I liked the blog and the content above “MEAN REVERSION PAIRS TRADING WITH INCLUSION OF A KALMAN FILTER”.

Do you have an idea to optimize the “entryZscore” level?

regards

SR

The value of 2 for the entryZscore represents 2 standard deviations, which is representative of capturing around 95% of the expected values within the +/- 2SD range (it is actually nearer 1.96 to be exact but 2 is often used). This is based on the characteristics of the Standard Normal Distribution (https://en.wikipedia.org/wiki/1.96). As we are dealing here with the “mean of the sample” values – then the Central Limit Theorem applies (https://en.wikipedia.org/wiki/Central_limit_theorem).

If you are asking more about the structure of how to code the logic to optimise the input value, then the easiest way is to just brute force it through some for loops, changing the value each time and recording the outcomes (although you must be aware of over-fitting this way and understand the pitfalls of oversampling etc.)

This is a very through and practical implementation of pair trading!

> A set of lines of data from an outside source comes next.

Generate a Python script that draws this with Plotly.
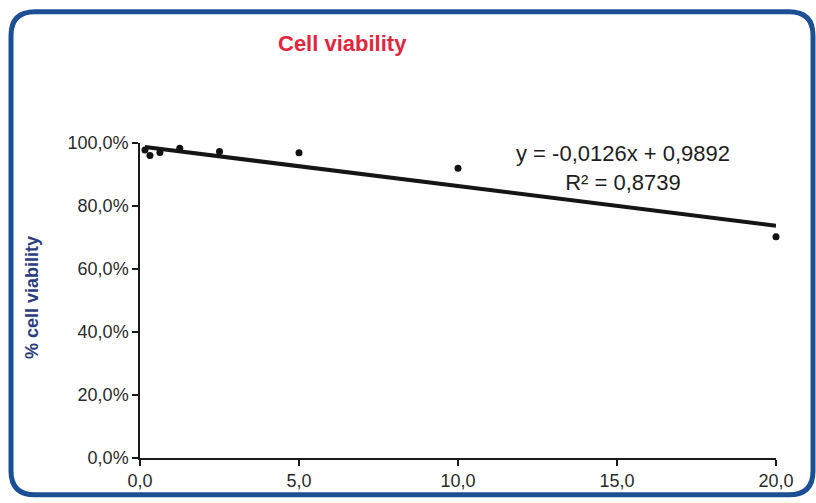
import plotly.graph_objects as go

# ---- data ----
concentrations = [0.156, 0.3125, 0.625, 1.25, 2.5, 5.0, 10.0, 20.0]
viability = [0.978, 0.960, 0.970, 0.983, 0.973, 0.969, 0.920, 0.702]
trend_slope = -0.0126
trend_intercept = 0.9892
r_squared = 0.8739
x_tick_vals = [0, 5, 10, 15, 20]
x_tick_text = ["0,0", "5,0", "10,0", "15,0", "20,0"]
y_tick_vals = [0, 0.2, 0.4, 0.6, 0.8, 1.0]
y_tick_text = ["0,0%", "20,0%", "40,0%", "60,0%", "80,0%", "100,0%"]
title_text = "Cell viability"
y_title = "% cell viability"

# ---- layout geometry (pixels) ----
W, H = 816, 503
L, R, T, B = 140, 40, 143, 43
PW, PH = W - L - R, H - T - B


def px(x):
    return (x - L) / PW


def py(y):
    return (H - B - y) / PH


fig = go.Figure()

# trend line over data range
tx = [min(concentrations), max(concentrations)]
ty = [trend_slope * v + trend_intercept for v in tx]
fig.add_trace(go.Scatter(x=tx, y=ty, mode="lines",
                         line=dict(color="#151515", width=4),
                         hoverinfo="skip", showlegend=False))
fig.add_trace(go.Scatter(x=concentrations, y=viability, mode="markers",
                         marker=dict(color="#111111", size=7),
                         cliponaxis=False, showlegend=False))

# rounded border
x0, x1, y0, y1, r = 11, 813, 11, 497, 24
path = (f"M {px(x0 + r)},{py(y0)} L {px(x1 - r)},{py(y0)} "
        f"Q {px(x1)},{py(y0)} {px(x1)},{py(y0 + r)} "
        f"L {px(x1)},{py(y1 - r)} Q {px(x1)},{py(y1)} {px(x1 - r)},{py(y1)} "
        f"L {px(x0 + r)},{py(y1)} Q {px(x0)},{py(y1)} {px(x0)},{py(y1 - r)} "
        f"L {px(x0)},{py(y0 + r)} Q {px(x0)},{py(y0)} {px(x0 + r)},{py(y0)} Z")
fig.add_shape(type="path", path=path, xref="paper", yref="paper",
              line=dict(color="#1d4f95", width=5), layer="above")

font_main = "Liberation Sans, Arial, sans-serif"

fig.add_annotation(text=title_text, x=px(342), y=py(43), xref="paper", yref="paper",
                   showarrow=False, xanchor="center", yanchor="middle",
                   font=dict(family=font_main, size=22, color="#e3253d", weight="bold"))
fig.add_annotation(text=y_title, x=px(32), y=py(299), xref="paper", yref="paper",
                   showarrow=False, xanchor="center", yanchor="middle", textangle=-90,
                   font=dict(family=font_main, size=18, color="#2b3c7e", weight="bold"))
eq_text = (f"y = {trend_slope:.4f}x + {trend_intercept:.4f}".replace(".", ",")
           + "<br>" + f"R² = {r_squared:.4f}".replace(".", ","))
fig.add_annotation(text=eq_text, x=px(623), y=py(168), xref="paper", yref="paper",
                   showarrow=False, xanchor="center", yanchor="middle", align="center",
                   font=dict(family=font_main, size=22, color="#1e1e1e"))

fig.update_layout(
    width=W, height=H,
    margin=dict(l=L, r=R, t=T, b=B),
    paper_bgcolor="white", plot_bgcolor="white",
    font=dict(family=font_main, size=18, color="#2a2a2a"),
    xaxis=dict(range=[0, 20], tickvals=x_tick_vals, ticktext=x_tick_text,
               showgrid=False, zeroline=False, showline=True, linecolor="#1a1a1a",
               linewidth=1.5, ticks="outside", ticklen=6, tickcolor="#1a1a1a",
               tickwidth=1.5),
    yaxis=dict(range=[0, 1.0], tickvals=y_tick_vals, ticktext=y_tick_text,
               showgrid=False, zeroline=False, showline=True, linecolor="#1a1a1a",
               linewidth=1.5, ticks="outside", ticklen=6, tickcolor="#1a1a1a",
               tickwidth=1.5),
)

fig.write_html("out.html", config={"displayModeBar": False},
               post_script="document.body.style.margin='0';")
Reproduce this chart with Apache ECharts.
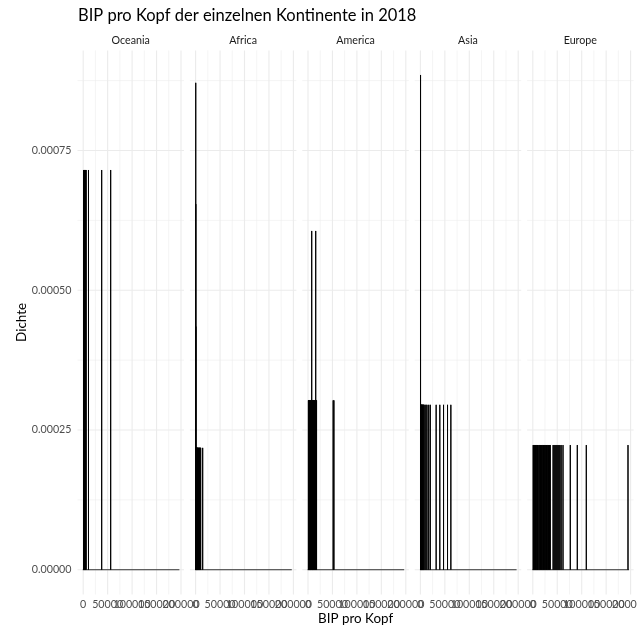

Very useful and well-written framework!

Thank you for the nice work!

Not sure I’m following the rationale here. I’m understanding the comment to ask whether uneven (volatility-adjusted) position sizing should be detrimental to profitability – is that correct? Shouldn’t it basically be a coin flip in terms of which stock drives most of the profitability? In other words, if you’re forced to have uneven exposure, it will be 50/50 in terms of whether this will hurt you or not. Maybe at worst, you could always err on the side of having more long exposure since stocks tend to go up over time.